Review: Rowan Atkinson returns as the bumbling agent armed with everything but jokes

Trailer for the sequel to the spy spoof movie, Johnny English.

Film Title: Johnny English Strikes Again

Director: David Kerr

Starring: Rowan Atkinson, Ben Miller, Olga Kurylenko, Jake Lacy, Emma Thompson

Genre: Comedy

Running Time: 89 min

Thu, Oct 4, 2018, 06:00

   

The words “unexpectedly brilliant” will not feature in this review.

As long ago as 2003, Johnny English, an entirely superfluous spy spoof, was already underwhelming and outmoded when it transitioned from likable TV advertising campaign to the big screen.
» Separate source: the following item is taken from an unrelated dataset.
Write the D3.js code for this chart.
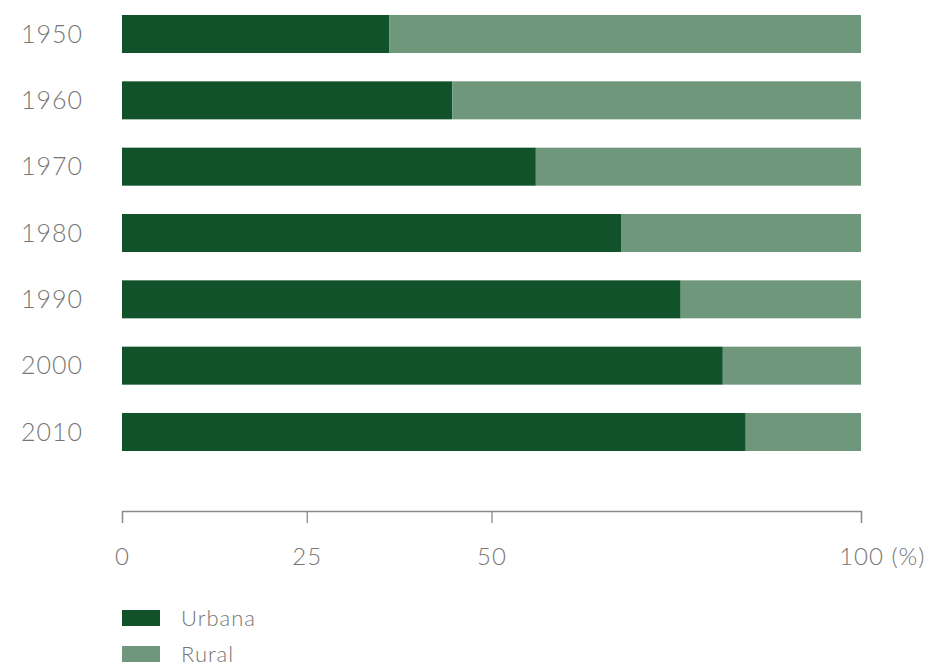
<!DOCTYPE html>
<html>
<head>
<meta charset="utf-8">
<script src="https://cdn.jsdelivr.net/npm/d3@7"></script>
<style>
  body { margin: 0; background: #fff; }
  text { font-family: "Lato", "Open Sans", sans-serif; font-weight: 300; fill: #767676; letter-spacing: 1px; }
</style>
</head>
<body>
<div id="chart"></div>
<script>
const years = ['1950', '1960', '1970', '1980', '1990', '2000', '2010'];
const urbana = [36.2, 44.7, 56.0, 67.6, 75.6, 81.3, 84.4];
const rural = [63.8, 55.3, 44.0, 32.4, 24.4, 18.7, 15.6];
const xTicks = [0, 25, 50, 100];
const seriesNames = ['Urbana', 'Rural'];
const colors = ['#11522a', '#6f977c'];

const width = 930, height = 667;
const svg = d3.select('#chart').append('svg')
  .attr('width', width)
  .attr('height', height);

const x = d3.scaleLinear().domain([0, 100]).range([122, 861]);
const y = d3.scaleBand().domain(years).range([15, 451]).paddingInner(0.427).paddingOuter(0);

const rows = years.map((yr, i) => ({ year: yr, Urbana: urbana[i], Rural: rural[i] }));
const stack = d3.stack().keys(seriesNames)(rows);
const color = d3.scaleOrdinal().domain(seriesNames).range(colors);

svg.append('g')
  .selectAll('g')
  .data(stack)
  .join('g')
  .attr('fill', d => color(d.key))
  .selectAll('rect')
  .data(d => d)
  .join('rect')
  .attr('x', d => x(d[0]))
  .attr('y', d => y(d.data.year))
  .attr('width', d => x(d[1]) - x(d[0]))
  .attr('height', y.bandwidth());

// year labels
svg.append('g')
  .selectAll('text')
  .data(years)
  .join('text')
  .attr('x', 21)
  .attr('y', d => y(d) + y.bandwidth() / 2)
  .attr('dy', '0.35em')
  .style('font-size', '25px')
  .text(d => d);

// x axis
const axis = svg.append('g')
  .attr('transform', 'translate(0,511)')
  .call(d3.axisBottom(x).tickValues(xTicks).tickSize(12).tickSizeOuter(12).tickPadding(25));

axis.select('.domain').attr('stroke', '#8a8a8a').attr('stroke-width', 1.3);
axis.selectAll('.tick line').attr('stroke', '#8a8a8a').attr('stroke-width', 1.3);
axis.selectAll('.tick text')
  .style('font-size', '24px')
  .attr('fill', '#767676');

const last = axis.selectAll('.tick text').filter(d => d === 100);
const w100 = last.node().getComputedTextLength();
last.attr('text-anchor', 'start').attr('x', -w100 / 2).append('tspan').text(' (%)');

// legend
const legend = svg.append('g')
  .selectAll('g')
  .data(seriesNames)
  .join('g')
  .attr('transform', (d, i) => `translate(122,${610 + i * 36})`);

legend.append('rect')
  .attr('width', 38)
  .attr('height', 16)
  .attr('fill', d => color(d));

legend.append('text')
  .attr('x', 59)
  .attr('y', 8)
  .attr('dy', '0.35em')
  .style('font-size', '22px')
  .text(d => d);
</script>
</body>
</html>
The belated 2011 sequel didn’t offer much of an improvement, but it was an absolute riot placed beside this unnecessary, half-baked third film. Will we ever be set free?

Frustratingly, there are aspects of Johnny English Strikes Again that promise an almost-tolerable viewing experience. Emma Thompson, playing a half-bright British PM, looks not unlike the current holder of that office. “Do you have any idea how hard it is to be me?” she moans. “In the face of events and facts and voters?”

Sub-Clouseau routines include setting fire to a restaurant and beating a deli-counter assistant with baguettes

Sadly, Thompson and the charming talents of Jake Lacy (playing a tech-bro billionaire) and Olga Kurylenko are squandered by a script that doesn’t seem to contain a single joke.

A ludicrous plot – not even sure the word applies – sees the titular spy and his long-suffering sidekick Bough (Ben Miller) head to France to investigate a breach of cyber-security. There, he meets Russian spy Ophelia Bulletova (Kurylenko) and bumbles about for a bit. Various sub-Clouseau routines include setting fire to a fancy restaurant, beating a deli-counter assistant with sourdough baguettes, and tossing a tour bus guide off the top of a double decker.  

Rowan Atkinson contorts and gurns and works facial muscles you didn’t even know existed, but even his shenanigans can’t enliven this under-written, mirthless enterprise. One can’t help but feel that this is the Brexit Britain film that Brexit Britain deserves. Take your Aston Martin and keep on driving.